The final scene with the killer was, as in so many mysteries, more confessional than struck me as likely, but on the plus side, the context was plausible. Overall, the pace and the complexity were excellent. And the threads of history and culture woven throughout are never dumped, but crafted into the scenes.

I’m curious what the next book will bring. No one managed to get through to the overconfident, misogynistic rookie, Wilson Sam. Is he going to get in trouble? And will it be Jim Chee’s turn for a lead role? I love how Anne Hillerman writes his dialogue, especially his humor, but in the latest book she doesn’t get inside his head quite as deeply she does with Bernie and with Leaphorn. But I think she could, and I would love to see such a book.

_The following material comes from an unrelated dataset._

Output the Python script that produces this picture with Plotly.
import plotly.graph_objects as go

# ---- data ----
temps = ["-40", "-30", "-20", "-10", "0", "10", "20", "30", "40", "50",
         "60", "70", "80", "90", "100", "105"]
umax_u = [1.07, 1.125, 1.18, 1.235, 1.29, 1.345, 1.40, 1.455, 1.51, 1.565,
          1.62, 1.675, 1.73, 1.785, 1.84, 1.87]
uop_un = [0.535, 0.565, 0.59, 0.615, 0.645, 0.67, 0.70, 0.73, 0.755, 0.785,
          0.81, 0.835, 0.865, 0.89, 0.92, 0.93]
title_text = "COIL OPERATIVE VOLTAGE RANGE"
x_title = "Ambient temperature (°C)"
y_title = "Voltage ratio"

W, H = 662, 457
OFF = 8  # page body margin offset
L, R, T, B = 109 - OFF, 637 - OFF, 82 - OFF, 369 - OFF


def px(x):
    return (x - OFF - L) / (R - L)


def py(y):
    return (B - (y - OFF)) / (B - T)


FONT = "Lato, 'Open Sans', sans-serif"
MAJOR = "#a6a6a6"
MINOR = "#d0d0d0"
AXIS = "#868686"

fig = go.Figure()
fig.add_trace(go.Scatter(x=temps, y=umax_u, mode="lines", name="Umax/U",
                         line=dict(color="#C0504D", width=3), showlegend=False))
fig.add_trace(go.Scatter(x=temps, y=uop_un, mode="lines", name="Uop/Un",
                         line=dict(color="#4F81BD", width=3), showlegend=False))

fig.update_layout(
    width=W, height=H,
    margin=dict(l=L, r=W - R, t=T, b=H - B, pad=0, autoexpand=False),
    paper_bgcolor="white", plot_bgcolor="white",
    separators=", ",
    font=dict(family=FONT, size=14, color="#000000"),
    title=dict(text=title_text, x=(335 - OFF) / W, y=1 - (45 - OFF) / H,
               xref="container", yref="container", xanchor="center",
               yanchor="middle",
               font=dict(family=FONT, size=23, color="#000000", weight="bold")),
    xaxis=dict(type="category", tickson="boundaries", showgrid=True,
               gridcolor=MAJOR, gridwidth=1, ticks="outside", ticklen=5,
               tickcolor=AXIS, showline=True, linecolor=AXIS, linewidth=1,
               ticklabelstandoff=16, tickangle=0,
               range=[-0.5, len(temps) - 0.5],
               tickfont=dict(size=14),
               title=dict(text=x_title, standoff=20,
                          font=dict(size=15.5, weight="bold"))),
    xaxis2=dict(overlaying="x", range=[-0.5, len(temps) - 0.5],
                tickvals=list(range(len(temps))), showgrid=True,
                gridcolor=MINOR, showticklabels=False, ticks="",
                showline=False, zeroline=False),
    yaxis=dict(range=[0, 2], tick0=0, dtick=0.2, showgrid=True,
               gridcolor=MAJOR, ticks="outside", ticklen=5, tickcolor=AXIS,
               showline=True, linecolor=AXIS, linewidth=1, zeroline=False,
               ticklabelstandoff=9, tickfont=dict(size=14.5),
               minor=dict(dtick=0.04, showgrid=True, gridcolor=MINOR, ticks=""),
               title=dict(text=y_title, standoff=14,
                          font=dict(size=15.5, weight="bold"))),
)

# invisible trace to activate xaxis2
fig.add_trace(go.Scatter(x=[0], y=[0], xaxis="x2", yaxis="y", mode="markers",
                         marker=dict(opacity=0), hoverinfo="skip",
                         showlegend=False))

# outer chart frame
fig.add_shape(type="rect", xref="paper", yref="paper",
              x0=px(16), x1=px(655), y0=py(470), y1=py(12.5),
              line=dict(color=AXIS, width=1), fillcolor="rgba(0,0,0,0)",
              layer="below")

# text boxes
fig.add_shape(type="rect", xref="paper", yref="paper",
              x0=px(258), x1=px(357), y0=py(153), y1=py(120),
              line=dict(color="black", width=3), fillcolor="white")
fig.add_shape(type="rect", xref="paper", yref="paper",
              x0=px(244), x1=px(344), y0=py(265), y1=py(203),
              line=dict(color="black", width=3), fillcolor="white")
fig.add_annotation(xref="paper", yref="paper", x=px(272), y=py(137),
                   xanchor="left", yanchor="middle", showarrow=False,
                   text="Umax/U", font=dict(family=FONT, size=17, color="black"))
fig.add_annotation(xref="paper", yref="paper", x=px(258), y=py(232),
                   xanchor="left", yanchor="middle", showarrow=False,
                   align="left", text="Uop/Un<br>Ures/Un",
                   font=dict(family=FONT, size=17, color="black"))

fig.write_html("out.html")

Digression: A minor thing confused me. The Navajo custom of not naming the dead doesn’t seem to be observed consistently by anyone in this book. In any culture, there are variations from person to person in adherence to traditions. The museum director Mrs. Pinto says outright she doesn’t believe in chindis, so her naming the deceased fits with her beliefs. Later in the narration the author mentions that the particularly sensitive time after a death, the time during which one doesn’t speak of the dead, has passed. But I thought the name still wasn’t spoken for a longer time after those four days, and characters I thought were more traditional, like one victim’s father, do speak her name. I know Hillerman does her research, so I was puzzled why this seemed different from the way the practice is portrayed in other books in the series. Or maybe it really wasn’t, and this is just my perception, my need for one little piece of backstory.

Note: This book, like all of Hillerman’s, is set not exclusively in New Mexico, but on the Navajo Reservation, part of which is in New Mexico.